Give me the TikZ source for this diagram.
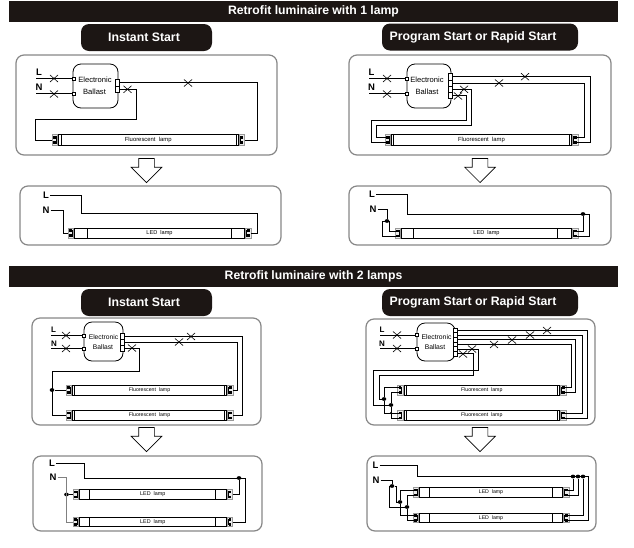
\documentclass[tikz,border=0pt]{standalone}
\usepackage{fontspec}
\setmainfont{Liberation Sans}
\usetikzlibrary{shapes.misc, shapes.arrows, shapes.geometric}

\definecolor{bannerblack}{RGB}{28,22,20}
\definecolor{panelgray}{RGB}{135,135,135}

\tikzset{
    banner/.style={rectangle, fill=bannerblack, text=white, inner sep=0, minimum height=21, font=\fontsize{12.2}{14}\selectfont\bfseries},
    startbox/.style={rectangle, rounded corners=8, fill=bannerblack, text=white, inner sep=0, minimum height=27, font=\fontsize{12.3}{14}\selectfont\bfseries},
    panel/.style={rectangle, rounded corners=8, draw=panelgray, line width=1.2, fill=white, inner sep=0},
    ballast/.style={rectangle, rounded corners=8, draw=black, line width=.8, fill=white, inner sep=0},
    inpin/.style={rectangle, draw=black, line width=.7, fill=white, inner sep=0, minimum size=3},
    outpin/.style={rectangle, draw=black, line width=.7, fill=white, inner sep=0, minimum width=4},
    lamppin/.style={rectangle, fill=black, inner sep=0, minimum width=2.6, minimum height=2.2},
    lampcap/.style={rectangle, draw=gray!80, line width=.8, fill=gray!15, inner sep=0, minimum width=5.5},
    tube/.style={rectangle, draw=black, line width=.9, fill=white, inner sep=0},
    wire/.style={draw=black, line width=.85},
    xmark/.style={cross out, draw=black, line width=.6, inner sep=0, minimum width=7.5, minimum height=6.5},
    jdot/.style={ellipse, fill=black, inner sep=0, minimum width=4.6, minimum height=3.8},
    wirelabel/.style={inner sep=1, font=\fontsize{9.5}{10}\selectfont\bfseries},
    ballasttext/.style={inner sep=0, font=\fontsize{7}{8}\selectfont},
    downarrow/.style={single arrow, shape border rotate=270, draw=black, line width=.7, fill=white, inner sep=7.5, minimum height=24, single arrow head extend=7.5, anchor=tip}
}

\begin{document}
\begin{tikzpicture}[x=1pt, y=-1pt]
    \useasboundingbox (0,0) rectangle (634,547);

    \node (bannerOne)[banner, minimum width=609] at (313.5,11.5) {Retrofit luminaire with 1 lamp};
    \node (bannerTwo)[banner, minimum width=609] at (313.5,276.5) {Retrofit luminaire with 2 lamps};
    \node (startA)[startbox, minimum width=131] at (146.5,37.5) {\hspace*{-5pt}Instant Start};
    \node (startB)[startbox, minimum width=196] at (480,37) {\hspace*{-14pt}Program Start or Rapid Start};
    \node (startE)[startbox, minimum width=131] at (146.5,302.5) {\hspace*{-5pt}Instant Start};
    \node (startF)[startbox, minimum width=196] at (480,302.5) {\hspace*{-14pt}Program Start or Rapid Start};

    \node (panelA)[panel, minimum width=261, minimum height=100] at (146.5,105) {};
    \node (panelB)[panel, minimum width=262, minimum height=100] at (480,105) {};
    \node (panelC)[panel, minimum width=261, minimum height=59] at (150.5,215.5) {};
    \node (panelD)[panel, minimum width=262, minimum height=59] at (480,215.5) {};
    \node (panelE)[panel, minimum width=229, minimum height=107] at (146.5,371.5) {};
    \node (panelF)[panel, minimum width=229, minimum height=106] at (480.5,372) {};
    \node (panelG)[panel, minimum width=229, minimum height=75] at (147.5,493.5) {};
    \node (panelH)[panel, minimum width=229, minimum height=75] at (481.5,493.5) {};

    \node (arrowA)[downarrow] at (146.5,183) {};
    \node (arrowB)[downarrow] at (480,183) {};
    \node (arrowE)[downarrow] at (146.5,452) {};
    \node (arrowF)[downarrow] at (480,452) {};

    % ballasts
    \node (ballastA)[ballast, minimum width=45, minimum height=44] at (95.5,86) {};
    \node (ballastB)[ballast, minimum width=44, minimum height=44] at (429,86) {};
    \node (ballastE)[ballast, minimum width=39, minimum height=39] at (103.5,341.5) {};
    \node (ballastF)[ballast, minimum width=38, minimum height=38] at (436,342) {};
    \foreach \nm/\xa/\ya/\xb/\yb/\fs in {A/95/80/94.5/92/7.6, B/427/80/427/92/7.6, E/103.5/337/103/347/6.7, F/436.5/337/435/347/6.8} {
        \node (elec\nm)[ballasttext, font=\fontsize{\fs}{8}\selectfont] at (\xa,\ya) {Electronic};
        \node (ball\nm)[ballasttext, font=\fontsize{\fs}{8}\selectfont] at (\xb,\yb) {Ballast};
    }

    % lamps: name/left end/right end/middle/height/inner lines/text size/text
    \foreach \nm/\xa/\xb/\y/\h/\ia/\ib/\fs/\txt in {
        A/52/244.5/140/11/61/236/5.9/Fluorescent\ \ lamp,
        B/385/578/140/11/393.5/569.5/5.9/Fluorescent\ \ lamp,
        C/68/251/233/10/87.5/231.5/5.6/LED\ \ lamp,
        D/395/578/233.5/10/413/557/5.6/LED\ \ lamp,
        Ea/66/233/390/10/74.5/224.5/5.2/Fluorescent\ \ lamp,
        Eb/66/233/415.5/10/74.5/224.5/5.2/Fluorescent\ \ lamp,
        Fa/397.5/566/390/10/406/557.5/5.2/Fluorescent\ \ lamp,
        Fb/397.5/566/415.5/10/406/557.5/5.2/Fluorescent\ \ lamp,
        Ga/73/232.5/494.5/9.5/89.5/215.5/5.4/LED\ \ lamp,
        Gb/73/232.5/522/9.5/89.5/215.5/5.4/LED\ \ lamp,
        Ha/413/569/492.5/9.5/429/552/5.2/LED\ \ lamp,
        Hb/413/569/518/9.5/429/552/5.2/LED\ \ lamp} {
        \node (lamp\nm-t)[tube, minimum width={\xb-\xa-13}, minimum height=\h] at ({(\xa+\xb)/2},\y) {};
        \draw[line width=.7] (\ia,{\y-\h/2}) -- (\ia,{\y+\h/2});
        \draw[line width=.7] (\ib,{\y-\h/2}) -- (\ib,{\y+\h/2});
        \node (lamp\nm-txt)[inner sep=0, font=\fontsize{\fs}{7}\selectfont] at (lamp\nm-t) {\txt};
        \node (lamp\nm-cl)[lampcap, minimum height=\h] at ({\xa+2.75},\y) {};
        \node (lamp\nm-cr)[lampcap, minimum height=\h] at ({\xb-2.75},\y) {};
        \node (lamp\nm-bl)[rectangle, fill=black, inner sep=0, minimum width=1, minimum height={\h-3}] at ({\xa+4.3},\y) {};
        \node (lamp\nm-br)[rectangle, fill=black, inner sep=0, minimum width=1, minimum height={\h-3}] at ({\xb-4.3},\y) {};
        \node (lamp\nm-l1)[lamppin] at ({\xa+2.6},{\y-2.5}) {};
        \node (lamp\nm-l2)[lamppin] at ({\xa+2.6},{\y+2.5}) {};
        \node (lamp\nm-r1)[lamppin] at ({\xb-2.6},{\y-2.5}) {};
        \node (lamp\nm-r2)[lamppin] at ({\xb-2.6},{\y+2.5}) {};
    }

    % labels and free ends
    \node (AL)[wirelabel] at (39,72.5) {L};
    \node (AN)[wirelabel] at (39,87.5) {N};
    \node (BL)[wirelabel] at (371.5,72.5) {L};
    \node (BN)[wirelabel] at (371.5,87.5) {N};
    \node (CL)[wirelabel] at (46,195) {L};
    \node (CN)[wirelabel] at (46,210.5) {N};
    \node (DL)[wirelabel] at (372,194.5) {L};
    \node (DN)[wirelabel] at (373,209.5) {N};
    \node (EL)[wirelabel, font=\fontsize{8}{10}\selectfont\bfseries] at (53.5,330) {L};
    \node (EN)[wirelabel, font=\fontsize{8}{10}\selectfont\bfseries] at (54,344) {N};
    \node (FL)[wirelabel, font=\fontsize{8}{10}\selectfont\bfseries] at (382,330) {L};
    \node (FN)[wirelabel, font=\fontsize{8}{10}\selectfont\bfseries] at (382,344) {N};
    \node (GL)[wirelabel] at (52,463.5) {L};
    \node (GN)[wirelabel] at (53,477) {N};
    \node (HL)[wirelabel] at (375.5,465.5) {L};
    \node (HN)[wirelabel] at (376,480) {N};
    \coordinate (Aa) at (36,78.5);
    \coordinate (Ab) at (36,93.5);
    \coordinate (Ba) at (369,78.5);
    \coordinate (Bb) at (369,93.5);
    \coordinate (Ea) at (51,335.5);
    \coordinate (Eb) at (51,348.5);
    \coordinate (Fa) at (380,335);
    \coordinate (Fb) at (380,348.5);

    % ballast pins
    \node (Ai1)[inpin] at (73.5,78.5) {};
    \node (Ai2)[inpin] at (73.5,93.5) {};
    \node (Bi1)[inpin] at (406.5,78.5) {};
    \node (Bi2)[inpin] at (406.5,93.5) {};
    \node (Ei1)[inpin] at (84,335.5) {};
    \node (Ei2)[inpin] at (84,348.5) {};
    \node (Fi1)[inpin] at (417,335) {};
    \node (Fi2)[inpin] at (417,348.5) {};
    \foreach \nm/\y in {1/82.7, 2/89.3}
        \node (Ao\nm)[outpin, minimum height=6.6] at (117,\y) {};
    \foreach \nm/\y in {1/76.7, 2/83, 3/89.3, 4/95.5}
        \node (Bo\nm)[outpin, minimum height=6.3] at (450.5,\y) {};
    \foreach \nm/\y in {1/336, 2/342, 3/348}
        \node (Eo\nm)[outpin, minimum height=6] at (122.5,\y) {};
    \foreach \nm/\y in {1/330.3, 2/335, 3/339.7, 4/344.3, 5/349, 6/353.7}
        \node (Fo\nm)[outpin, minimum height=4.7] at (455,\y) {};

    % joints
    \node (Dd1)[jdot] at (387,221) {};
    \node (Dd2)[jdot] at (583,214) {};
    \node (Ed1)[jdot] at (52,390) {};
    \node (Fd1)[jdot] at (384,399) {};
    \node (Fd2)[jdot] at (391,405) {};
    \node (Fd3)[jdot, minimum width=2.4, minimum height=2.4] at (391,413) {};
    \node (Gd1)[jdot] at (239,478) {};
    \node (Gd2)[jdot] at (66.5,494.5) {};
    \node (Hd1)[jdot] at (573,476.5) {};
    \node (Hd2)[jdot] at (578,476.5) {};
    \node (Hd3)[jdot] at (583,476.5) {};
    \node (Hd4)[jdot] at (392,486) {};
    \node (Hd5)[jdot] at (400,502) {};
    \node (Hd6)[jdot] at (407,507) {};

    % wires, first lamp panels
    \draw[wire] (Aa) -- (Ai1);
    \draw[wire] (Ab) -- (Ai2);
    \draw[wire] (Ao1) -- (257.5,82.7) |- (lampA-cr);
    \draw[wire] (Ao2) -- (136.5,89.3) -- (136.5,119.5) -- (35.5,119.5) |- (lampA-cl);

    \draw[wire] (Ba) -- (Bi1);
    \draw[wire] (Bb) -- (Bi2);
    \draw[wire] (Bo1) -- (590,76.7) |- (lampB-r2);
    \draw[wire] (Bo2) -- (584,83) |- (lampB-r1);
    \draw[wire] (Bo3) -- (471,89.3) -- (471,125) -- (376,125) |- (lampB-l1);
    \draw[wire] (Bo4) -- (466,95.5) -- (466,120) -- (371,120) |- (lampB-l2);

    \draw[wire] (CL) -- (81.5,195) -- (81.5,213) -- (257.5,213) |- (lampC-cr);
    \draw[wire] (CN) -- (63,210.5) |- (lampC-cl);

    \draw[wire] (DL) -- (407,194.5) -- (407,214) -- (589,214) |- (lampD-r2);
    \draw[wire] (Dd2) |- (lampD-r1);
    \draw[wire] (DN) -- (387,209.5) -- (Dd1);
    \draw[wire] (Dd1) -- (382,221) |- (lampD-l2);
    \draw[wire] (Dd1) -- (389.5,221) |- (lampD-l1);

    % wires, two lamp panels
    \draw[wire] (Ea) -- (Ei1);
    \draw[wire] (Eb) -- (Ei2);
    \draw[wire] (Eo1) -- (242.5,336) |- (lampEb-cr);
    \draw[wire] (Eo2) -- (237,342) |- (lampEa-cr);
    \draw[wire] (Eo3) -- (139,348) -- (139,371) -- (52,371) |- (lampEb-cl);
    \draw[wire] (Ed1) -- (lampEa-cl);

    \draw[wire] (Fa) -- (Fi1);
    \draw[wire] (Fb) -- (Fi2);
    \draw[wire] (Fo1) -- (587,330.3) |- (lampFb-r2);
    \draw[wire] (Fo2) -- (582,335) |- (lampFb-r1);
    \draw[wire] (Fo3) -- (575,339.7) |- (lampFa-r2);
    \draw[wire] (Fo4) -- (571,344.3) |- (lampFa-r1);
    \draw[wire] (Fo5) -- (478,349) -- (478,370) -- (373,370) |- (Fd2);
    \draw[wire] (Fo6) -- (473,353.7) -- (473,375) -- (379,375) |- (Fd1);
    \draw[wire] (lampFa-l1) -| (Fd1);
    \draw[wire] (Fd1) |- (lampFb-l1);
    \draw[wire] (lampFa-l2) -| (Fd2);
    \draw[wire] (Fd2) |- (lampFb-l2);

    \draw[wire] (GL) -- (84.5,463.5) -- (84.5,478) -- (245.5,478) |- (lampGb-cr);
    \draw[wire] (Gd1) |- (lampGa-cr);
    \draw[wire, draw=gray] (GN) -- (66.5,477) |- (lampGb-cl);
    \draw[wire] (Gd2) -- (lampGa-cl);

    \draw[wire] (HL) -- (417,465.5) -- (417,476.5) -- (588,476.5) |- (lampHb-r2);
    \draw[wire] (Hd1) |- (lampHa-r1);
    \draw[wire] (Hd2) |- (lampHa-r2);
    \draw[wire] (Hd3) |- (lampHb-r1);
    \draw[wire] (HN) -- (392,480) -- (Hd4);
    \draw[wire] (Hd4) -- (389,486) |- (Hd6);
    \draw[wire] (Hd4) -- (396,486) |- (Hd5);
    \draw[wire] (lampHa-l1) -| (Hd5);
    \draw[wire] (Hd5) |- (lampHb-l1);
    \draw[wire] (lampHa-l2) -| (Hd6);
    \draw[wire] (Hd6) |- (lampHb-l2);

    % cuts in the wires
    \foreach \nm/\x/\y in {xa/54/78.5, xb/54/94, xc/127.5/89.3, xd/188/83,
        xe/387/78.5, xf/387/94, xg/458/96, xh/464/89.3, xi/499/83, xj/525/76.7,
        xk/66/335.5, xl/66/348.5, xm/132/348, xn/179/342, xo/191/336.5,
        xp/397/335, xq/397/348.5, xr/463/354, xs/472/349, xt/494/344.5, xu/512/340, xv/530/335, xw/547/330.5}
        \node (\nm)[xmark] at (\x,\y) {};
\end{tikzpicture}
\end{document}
+--
→ **What you will do**
Up to and including the line containing "(0,0) rectangle (634,547);", repeat every line from the start of the data, but none of the pictures.

→ **Answer below**
Give me the TikZ source for this diagram.
\documentclass[tikz,border=0pt]{standalone}
\usepackage{fontspec}
\setmainfont{Liberation Sans}
\usetikzlibrary{shapes.misc, shapes.arrows, shapes.geometric}

\definecolor{bannerblack}{RGB}{28,22,20}
\definecolor{panelgray}{RGB}{135,135,135}

\tikzset{
    banner/.style={rectangle, fill=bannerblack, text=white, inner sep=0, minimum height=21, font=\fontsize{12.2}{14}\selectfont\bfseries},
    startbox/.style={rectangle, rounded corners=8, fill=bannerblack, text=white, inner sep=0, minimum height=27, font=\fontsize{12.3}{14}\selectfont\bfseries},
    panel/.style={rectangle, rounded corners=8, draw=panelgray, line width=1.2, fill=white, inner sep=0},
    ballast/.style={rectangle, rounded corners=8, draw=black, line width=.8, fill=white, inner sep=0},
    inpin/.style={rectangle, draw=black, line width=.7, fill=white, inner sep=0, minimum size=3},
    outpin/.style={rectangle, draw=black, line width=.7, fill=white, inner sep=0, minimum width=4},
    lamppin/.style={rectangle, fill=black, inner sep=0, minimum width=2.6, minimum height=2.2},
    lampcap/.style={rectangle, draw=gray!80, line width=.8, fill=gray!15, inner sep=0, minimum width=5.5},
    tube/.style={rectangle, draw=black, line width=.9, fill=white, inner sep=0},
    wire/.style={draw=black, line width=.85},
    xmark/.style={cross out, draw=black, line width=.6, inner sep=0, minimum width=7.5, minimum height=6.5},
    jdot/.style={ellipse, fill=black, inner sep=0, minimum width=4.6, minimum height=3.8},
    wirelabel/.style={inner sep=1, font=\fontsize{9.5}{10}\selectfont\bfseries},
    ballasttext/.style={inner sep=0, font=\fontsize{7}{8}\selectfont},
    downarrow/.style={single arrow, shape border rotate=270, draw=black, line width=.7, fill=white, inner sep=7.5, minimum height=24, single arrow head extend=7.5, anchor=tip}
}

\begin{document}
\begin{tikzpicture}[x=1pt, y=-1pt]
    \useasboundingbox (0,0) rectangle (634,547);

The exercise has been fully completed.